__SHORT TASK__
In the material below, find every line with "that" and pull it out.

Records with drawing code

● ● ● ●

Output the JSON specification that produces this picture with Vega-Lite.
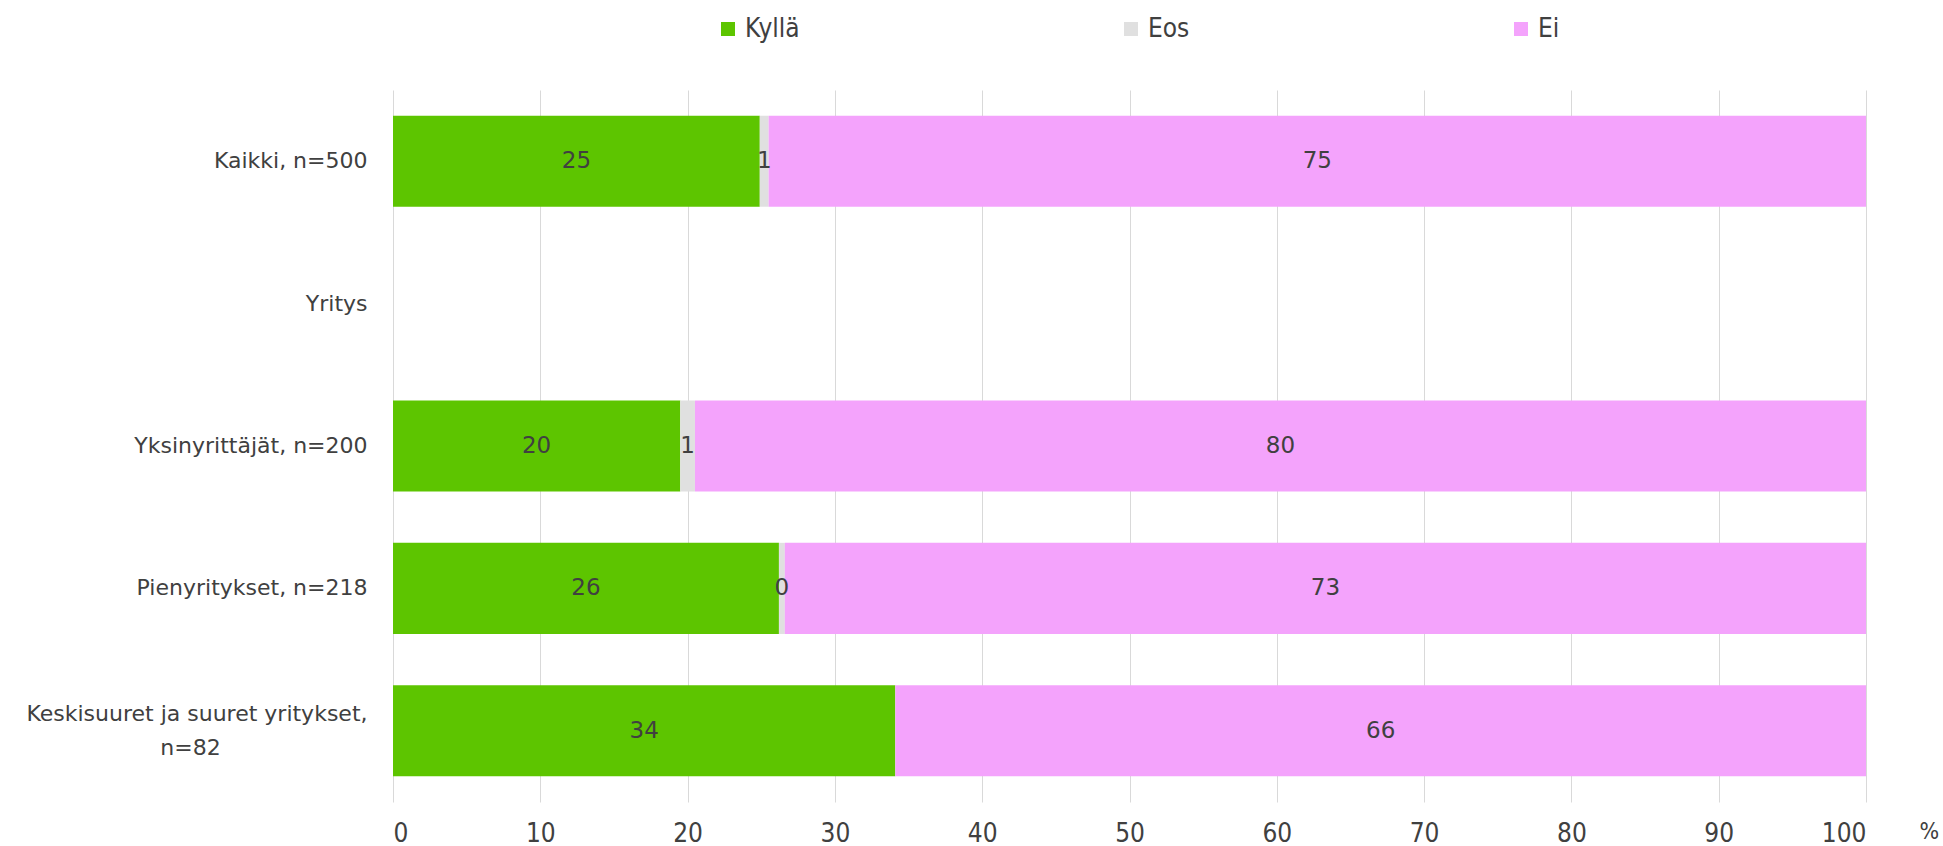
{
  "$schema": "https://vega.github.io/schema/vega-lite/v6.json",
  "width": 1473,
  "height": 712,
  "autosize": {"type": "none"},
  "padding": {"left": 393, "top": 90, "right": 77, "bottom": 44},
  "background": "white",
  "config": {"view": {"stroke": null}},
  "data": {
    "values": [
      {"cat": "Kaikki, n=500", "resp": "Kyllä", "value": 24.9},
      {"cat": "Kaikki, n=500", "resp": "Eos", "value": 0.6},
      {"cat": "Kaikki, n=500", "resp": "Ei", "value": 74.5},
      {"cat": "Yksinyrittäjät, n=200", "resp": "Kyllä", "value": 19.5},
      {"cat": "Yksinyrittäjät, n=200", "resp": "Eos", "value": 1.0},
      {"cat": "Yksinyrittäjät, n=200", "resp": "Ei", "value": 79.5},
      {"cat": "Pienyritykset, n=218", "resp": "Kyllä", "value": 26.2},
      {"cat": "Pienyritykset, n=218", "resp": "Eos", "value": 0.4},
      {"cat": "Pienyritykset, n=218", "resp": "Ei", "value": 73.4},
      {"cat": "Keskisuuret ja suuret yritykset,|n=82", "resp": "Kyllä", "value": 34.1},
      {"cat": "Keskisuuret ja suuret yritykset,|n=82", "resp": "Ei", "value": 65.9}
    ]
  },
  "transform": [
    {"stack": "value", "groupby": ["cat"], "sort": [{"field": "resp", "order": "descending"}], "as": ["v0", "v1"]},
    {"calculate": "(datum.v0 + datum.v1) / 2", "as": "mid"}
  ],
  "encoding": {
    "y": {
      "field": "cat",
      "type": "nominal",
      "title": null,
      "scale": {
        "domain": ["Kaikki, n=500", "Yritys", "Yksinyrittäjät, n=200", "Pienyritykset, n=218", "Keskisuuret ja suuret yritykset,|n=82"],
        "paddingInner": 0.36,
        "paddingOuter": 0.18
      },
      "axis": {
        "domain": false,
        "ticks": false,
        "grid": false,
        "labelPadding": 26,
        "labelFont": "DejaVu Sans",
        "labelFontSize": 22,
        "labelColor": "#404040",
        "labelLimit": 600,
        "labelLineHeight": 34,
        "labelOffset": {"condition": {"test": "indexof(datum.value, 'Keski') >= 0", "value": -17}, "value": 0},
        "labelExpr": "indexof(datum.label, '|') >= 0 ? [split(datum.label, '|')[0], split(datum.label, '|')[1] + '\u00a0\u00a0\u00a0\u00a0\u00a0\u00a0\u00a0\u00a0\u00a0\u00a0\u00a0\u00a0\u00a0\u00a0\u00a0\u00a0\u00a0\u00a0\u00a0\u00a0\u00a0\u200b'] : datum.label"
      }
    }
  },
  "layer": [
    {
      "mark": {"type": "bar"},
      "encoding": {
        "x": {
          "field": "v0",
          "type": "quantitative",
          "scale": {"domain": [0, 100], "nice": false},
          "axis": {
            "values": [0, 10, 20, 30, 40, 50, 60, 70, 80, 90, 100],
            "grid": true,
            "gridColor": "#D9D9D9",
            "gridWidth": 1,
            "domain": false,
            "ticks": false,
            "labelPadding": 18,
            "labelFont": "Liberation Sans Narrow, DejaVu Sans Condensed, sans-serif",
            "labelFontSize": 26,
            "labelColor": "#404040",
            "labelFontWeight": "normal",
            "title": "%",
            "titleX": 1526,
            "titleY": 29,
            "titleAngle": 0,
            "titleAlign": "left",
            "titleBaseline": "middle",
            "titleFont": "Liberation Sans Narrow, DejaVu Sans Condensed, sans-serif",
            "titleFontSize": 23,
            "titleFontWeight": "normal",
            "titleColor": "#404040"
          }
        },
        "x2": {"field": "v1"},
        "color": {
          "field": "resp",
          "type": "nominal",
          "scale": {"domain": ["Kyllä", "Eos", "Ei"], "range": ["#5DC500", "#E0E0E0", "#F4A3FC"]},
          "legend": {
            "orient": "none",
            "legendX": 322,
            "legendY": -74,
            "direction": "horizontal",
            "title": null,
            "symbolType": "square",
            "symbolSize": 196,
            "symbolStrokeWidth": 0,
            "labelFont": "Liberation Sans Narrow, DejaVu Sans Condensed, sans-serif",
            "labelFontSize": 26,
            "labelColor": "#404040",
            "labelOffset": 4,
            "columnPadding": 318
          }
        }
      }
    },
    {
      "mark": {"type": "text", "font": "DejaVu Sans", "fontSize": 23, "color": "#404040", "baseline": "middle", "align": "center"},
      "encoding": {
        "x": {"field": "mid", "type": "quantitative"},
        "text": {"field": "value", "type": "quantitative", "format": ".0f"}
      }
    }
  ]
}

● ● ● ●

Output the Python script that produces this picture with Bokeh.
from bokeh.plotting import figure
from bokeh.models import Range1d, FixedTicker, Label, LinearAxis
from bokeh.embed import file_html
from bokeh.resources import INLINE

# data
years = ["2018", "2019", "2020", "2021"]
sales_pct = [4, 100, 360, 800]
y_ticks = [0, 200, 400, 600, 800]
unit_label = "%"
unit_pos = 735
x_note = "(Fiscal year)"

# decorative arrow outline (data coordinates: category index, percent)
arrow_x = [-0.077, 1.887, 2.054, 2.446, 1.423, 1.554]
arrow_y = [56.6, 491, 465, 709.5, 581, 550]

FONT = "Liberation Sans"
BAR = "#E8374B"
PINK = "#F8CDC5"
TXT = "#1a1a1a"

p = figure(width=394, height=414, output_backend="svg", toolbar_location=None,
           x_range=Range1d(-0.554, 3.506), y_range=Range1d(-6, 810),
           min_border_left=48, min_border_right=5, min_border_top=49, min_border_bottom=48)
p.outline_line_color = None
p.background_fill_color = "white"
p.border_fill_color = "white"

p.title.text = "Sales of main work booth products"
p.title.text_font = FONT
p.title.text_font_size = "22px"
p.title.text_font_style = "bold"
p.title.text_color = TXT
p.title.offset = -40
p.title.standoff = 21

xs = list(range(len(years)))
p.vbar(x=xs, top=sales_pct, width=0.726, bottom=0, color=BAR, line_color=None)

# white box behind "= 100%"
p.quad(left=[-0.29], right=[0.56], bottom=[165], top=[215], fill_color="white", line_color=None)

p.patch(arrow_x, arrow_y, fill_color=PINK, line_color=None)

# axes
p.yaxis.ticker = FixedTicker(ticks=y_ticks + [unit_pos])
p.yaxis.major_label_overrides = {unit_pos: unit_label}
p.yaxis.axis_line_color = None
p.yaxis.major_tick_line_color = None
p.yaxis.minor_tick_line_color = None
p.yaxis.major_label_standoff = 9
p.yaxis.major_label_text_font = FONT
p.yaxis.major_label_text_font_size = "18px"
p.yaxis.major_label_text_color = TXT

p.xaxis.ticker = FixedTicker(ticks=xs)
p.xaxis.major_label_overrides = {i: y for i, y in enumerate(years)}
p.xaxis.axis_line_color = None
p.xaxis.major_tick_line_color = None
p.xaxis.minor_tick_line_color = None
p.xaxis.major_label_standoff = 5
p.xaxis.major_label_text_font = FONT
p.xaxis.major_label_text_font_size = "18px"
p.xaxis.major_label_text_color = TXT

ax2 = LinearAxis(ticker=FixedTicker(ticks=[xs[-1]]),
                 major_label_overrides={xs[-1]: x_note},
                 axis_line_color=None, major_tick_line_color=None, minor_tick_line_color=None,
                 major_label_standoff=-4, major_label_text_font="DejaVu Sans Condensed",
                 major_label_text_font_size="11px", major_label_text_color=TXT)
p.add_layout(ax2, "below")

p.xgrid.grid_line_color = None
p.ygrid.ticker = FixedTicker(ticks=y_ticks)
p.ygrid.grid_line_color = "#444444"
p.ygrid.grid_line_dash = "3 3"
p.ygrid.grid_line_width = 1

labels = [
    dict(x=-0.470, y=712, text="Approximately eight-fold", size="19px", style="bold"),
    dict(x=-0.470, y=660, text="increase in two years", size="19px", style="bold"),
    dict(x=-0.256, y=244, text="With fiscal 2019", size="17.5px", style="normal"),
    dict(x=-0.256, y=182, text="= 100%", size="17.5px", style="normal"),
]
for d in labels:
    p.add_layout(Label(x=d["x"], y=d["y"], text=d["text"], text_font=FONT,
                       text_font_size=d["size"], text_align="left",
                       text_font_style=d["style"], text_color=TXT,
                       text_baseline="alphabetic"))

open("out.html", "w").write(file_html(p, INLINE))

● ● ● ●

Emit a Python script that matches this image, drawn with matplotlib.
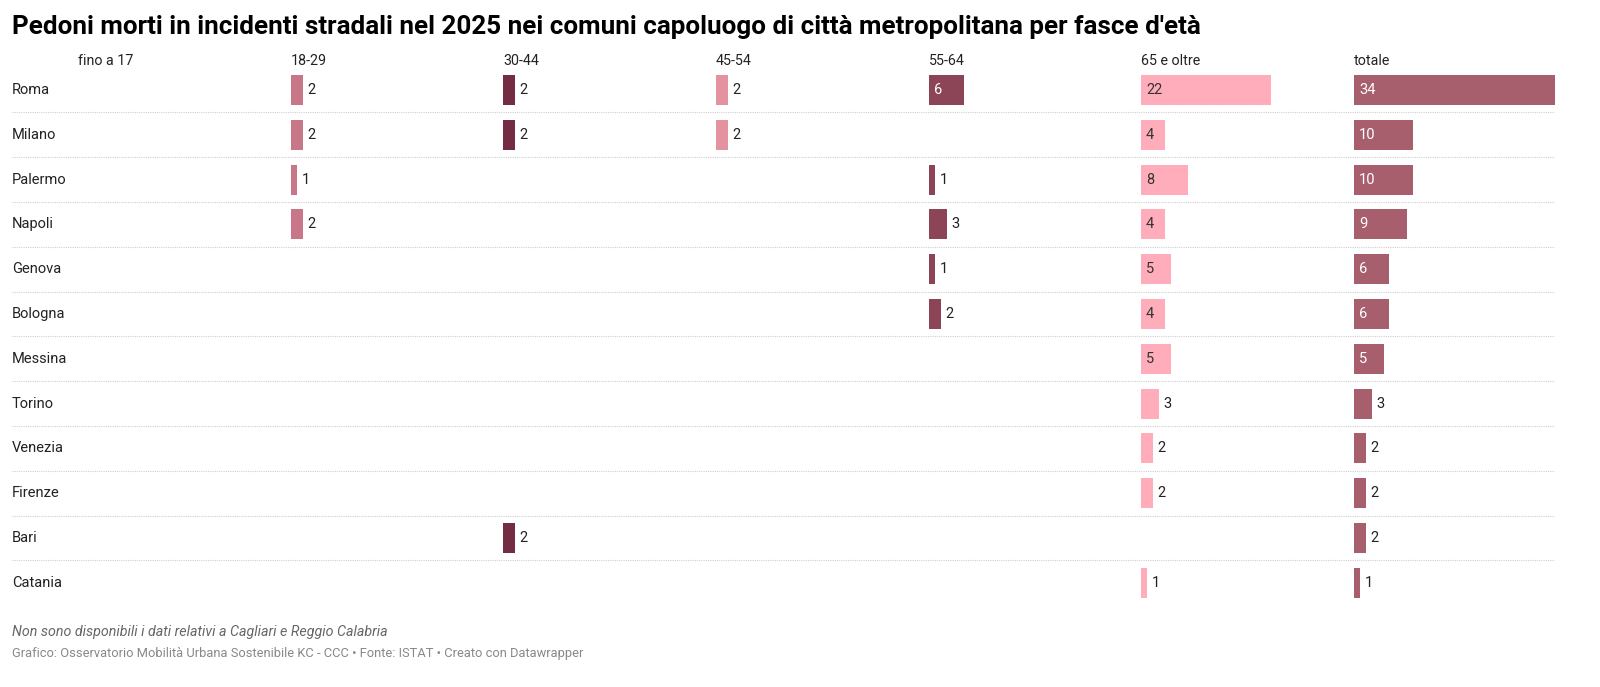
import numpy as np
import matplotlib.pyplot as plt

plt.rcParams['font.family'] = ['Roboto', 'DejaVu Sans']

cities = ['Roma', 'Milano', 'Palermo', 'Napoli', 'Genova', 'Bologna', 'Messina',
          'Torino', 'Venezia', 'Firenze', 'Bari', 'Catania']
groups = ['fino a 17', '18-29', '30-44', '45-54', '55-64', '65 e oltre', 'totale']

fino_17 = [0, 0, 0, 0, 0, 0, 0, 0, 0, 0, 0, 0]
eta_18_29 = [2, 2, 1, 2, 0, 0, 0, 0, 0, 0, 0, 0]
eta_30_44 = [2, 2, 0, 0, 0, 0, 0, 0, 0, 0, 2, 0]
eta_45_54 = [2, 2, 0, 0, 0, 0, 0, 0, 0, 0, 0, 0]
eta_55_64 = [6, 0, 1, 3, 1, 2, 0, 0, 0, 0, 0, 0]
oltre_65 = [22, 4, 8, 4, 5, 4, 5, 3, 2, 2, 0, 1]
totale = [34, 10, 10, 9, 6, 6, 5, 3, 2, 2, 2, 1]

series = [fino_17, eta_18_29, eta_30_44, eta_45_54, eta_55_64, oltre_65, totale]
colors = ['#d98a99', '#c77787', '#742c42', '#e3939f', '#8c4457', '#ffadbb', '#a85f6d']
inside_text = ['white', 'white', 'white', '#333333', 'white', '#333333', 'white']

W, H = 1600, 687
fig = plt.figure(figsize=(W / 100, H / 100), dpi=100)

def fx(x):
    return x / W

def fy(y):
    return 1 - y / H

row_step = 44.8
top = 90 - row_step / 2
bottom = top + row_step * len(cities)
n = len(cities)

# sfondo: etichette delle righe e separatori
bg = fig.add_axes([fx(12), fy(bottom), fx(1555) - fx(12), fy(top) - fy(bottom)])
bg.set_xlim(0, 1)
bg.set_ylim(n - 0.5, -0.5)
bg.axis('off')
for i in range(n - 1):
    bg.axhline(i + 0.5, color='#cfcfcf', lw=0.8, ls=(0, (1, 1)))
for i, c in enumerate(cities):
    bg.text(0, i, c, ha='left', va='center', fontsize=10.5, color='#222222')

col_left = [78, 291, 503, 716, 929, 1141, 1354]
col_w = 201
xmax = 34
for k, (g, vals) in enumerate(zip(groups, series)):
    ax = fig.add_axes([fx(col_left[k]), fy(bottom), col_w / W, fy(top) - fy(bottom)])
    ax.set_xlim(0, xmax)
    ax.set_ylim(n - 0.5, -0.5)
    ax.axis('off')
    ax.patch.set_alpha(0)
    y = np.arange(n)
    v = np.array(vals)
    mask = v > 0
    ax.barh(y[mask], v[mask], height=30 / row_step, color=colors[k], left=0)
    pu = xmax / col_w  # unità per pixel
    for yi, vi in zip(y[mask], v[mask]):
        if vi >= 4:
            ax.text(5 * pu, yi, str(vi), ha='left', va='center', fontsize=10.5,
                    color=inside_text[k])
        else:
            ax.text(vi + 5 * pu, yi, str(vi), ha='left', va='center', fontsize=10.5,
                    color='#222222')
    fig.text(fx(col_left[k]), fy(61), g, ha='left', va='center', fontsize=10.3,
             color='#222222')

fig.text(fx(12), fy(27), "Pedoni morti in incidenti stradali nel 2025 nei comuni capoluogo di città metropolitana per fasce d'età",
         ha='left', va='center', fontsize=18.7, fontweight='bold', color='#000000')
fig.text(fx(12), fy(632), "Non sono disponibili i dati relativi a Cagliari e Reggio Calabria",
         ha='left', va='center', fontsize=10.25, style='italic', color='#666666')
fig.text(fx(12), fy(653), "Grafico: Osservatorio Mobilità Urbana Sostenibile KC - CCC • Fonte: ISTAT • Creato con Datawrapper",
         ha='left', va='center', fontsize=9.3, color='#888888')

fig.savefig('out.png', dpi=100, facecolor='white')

● ● ● ●

__THE RESULT__
Output the JSON specification that produces this picture with Vega-Lite.
Output the Python script that produces this picture with Bokeh.
Emit a Python script that matches this image, drawn with matplotlib.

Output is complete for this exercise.